With that in mind, let’s take a look at the different types of garden fencing!

Choosing garden fencing

To choose the best type of fencing to suit you, it will be worth taking a second to consider exactly what your biggest priorities are. A typical garden fence will:

  • Add to the overall aesthetic
  • Keep intruders out
  • Provide privacy for your property
  • Keep pets and children from getting out
  • Create a windbreak to protect plants

You should also keep in mind exactly how much maintenance work you are willing to do for your fencing. Certain materials, particularly wood, will need to be treated fairly regularly if you want to keep them from rotting or becoming discoloured. Cheaper options will typically require more long term care, while more expensive options such as concrete or stone can mostly be left alone.

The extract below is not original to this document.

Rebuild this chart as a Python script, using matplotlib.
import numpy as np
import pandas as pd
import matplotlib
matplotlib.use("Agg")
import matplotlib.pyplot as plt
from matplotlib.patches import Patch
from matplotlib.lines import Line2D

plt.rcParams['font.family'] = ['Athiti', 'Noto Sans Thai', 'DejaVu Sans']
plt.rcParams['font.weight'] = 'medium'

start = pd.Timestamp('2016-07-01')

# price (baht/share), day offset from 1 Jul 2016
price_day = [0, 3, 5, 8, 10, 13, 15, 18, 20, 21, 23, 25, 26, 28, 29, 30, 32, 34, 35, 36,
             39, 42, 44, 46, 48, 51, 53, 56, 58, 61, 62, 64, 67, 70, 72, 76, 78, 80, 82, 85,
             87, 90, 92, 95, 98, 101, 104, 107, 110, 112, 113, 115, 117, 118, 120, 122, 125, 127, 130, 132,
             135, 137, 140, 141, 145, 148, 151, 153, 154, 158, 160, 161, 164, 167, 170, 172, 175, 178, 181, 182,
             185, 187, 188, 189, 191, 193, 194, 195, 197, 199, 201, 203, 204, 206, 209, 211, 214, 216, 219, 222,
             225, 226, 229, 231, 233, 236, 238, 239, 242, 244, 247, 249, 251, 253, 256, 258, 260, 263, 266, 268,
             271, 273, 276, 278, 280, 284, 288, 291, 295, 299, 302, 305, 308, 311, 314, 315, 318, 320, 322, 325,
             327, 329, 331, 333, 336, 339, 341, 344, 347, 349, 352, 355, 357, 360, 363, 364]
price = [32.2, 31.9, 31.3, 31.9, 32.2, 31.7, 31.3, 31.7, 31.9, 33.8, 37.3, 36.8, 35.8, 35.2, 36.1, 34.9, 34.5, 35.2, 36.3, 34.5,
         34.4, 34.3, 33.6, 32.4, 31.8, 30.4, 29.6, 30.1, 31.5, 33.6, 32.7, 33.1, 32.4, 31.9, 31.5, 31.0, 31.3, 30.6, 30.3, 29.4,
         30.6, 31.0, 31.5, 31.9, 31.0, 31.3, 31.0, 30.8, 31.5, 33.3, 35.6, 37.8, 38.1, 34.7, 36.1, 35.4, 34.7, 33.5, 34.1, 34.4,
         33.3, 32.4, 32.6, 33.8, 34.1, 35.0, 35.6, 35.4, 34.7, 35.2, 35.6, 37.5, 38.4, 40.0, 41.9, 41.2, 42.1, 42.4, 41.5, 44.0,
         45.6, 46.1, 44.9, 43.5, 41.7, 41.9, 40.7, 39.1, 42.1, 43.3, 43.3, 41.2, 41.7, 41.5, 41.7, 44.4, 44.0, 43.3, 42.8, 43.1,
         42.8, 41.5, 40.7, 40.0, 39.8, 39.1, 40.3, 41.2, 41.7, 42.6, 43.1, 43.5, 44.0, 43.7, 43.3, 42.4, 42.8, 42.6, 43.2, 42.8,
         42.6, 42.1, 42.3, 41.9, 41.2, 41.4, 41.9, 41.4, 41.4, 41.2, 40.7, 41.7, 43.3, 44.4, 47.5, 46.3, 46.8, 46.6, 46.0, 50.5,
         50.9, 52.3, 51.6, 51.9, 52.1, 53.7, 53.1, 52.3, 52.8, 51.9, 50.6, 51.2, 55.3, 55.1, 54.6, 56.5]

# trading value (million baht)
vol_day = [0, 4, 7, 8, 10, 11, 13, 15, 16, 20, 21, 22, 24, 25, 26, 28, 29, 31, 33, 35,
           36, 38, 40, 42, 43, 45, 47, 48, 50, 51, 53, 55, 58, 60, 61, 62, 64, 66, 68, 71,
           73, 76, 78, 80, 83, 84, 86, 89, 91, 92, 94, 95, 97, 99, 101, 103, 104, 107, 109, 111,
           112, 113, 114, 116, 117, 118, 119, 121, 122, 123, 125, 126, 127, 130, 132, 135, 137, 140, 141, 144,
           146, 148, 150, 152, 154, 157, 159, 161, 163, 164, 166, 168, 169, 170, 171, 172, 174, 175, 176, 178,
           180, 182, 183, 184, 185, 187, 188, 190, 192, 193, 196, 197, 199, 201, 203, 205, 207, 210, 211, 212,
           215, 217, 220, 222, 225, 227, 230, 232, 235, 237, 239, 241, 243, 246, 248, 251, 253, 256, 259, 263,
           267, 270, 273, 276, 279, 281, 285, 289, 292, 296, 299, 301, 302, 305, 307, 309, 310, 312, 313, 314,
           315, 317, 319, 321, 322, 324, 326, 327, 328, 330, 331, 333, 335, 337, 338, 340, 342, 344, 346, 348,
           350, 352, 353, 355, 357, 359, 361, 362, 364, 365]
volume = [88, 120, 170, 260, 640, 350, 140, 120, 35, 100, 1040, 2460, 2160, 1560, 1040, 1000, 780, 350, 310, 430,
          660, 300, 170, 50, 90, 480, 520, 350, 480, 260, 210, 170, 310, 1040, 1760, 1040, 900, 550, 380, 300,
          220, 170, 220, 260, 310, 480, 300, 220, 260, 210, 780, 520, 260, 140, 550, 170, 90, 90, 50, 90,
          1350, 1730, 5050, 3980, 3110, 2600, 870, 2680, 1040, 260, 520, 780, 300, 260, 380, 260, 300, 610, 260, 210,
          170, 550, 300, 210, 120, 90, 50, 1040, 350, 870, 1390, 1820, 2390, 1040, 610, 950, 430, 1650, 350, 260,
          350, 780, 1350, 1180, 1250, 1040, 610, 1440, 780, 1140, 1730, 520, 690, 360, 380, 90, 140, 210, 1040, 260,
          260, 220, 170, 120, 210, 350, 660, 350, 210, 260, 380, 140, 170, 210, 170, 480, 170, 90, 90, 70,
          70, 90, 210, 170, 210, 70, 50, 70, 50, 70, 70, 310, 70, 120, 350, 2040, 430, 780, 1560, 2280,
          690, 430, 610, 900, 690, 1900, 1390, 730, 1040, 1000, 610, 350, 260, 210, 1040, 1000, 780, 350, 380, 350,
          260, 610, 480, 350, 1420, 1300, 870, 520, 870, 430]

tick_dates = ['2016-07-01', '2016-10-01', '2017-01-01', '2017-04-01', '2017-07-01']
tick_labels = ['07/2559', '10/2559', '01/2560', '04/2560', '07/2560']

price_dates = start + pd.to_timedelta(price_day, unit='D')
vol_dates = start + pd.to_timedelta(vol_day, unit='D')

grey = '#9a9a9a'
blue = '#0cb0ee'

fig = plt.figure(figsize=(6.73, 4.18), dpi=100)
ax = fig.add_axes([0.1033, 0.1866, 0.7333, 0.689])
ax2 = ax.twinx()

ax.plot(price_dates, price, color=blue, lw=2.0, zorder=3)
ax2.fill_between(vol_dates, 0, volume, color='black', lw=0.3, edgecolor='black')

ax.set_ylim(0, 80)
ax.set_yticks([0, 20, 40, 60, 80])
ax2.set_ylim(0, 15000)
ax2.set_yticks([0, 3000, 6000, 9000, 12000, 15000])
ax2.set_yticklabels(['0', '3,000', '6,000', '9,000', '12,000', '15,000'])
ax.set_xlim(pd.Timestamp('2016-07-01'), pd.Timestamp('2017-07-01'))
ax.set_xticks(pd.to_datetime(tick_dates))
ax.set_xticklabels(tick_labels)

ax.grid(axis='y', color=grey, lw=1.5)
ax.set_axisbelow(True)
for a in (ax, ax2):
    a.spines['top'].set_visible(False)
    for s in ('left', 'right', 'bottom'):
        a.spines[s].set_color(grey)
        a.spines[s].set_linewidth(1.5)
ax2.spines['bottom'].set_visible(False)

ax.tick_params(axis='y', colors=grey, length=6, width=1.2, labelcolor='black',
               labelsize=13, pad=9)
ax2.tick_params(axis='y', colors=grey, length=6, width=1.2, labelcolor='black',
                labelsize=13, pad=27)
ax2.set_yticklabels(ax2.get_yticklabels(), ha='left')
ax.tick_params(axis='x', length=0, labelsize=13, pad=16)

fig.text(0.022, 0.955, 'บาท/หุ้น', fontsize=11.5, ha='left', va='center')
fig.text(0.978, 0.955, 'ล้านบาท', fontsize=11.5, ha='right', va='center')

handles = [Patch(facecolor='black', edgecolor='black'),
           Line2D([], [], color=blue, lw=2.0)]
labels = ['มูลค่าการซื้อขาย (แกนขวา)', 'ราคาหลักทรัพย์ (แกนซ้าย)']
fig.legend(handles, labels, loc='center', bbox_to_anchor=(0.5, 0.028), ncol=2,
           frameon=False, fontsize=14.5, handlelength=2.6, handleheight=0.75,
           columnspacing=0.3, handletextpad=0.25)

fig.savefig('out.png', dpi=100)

The best advice that we can give for choosing a garden fence material will be to spend a good amount of time researching your options. This may sound obvious, but the growth of websites like Pinterest has made it much easier for garden and home designers to share ideas. You could find that you can create the garden of your dreams for a fraction of the costs quoted by a professional, simply by choosing the right materials or utilising the perfect home hacks.

Garden fence ideas

  • Featherboard/ larch lap panel fencing – Neat, attractive and reasonably priced, featherboard or larch lap panel fencing is an enduringly popular choice for back gardens. The boards will typically be at least six feet high, offering an acceptable level of security and privacy. The downside is that they will not always stand up to strong forces such as powerful winds (or even, in some cases, clumsy neighbours), and you will also need to treat the wood on a fairly regular basis
  • Picket fencing – Traditional, decorative and oh-so-wholesome, picket fencing is very much a staple of ‘safe’ and ‘secure’ gardens. Choosing a cheaper type of wood such as PVC could also allow you to enjoy significant savings. Picket fencing tends to be a more popular choice in front gardens, however, as the limited height offers less privacy and security than other options
  • Hit & miss/ slatted fencing – There are far too many varieties of wooden fencing to cover in a single article, but it is definitely worth looking at each of your options (especially when considering upcycled materials like wooden sleepers). While these two options are attractive, they do not offer as much as far as privacy is concerned. The gaps between the boards could also provide more space for weeds to make their way into your garden
  • Concrete – Are you looking for fencing that will contribute more to your garden’s style for a fraction of the price? Concrete panels can come in a variety of different styles, and they can even mimic other materials such as natural stone or wood. However, while concrete will usually be a cheap substitute for other materials, such as natural stone, it also tends to be an obvious substitute. In other words, people will quickly be able to tell that you have chosen a cheap alternative. On the plus side, concrete is extremely low-maintenance

If you want to find the perfect material to suit the style of garden you have chosen, you will need to put the time in to research each of your options. The alternative will be to find an experienced local landscape designer; not only will they be familiar with the different materials and styles open to you, but they will also be able to source the required materials and tradesmen to have your fencing installed at a fair price.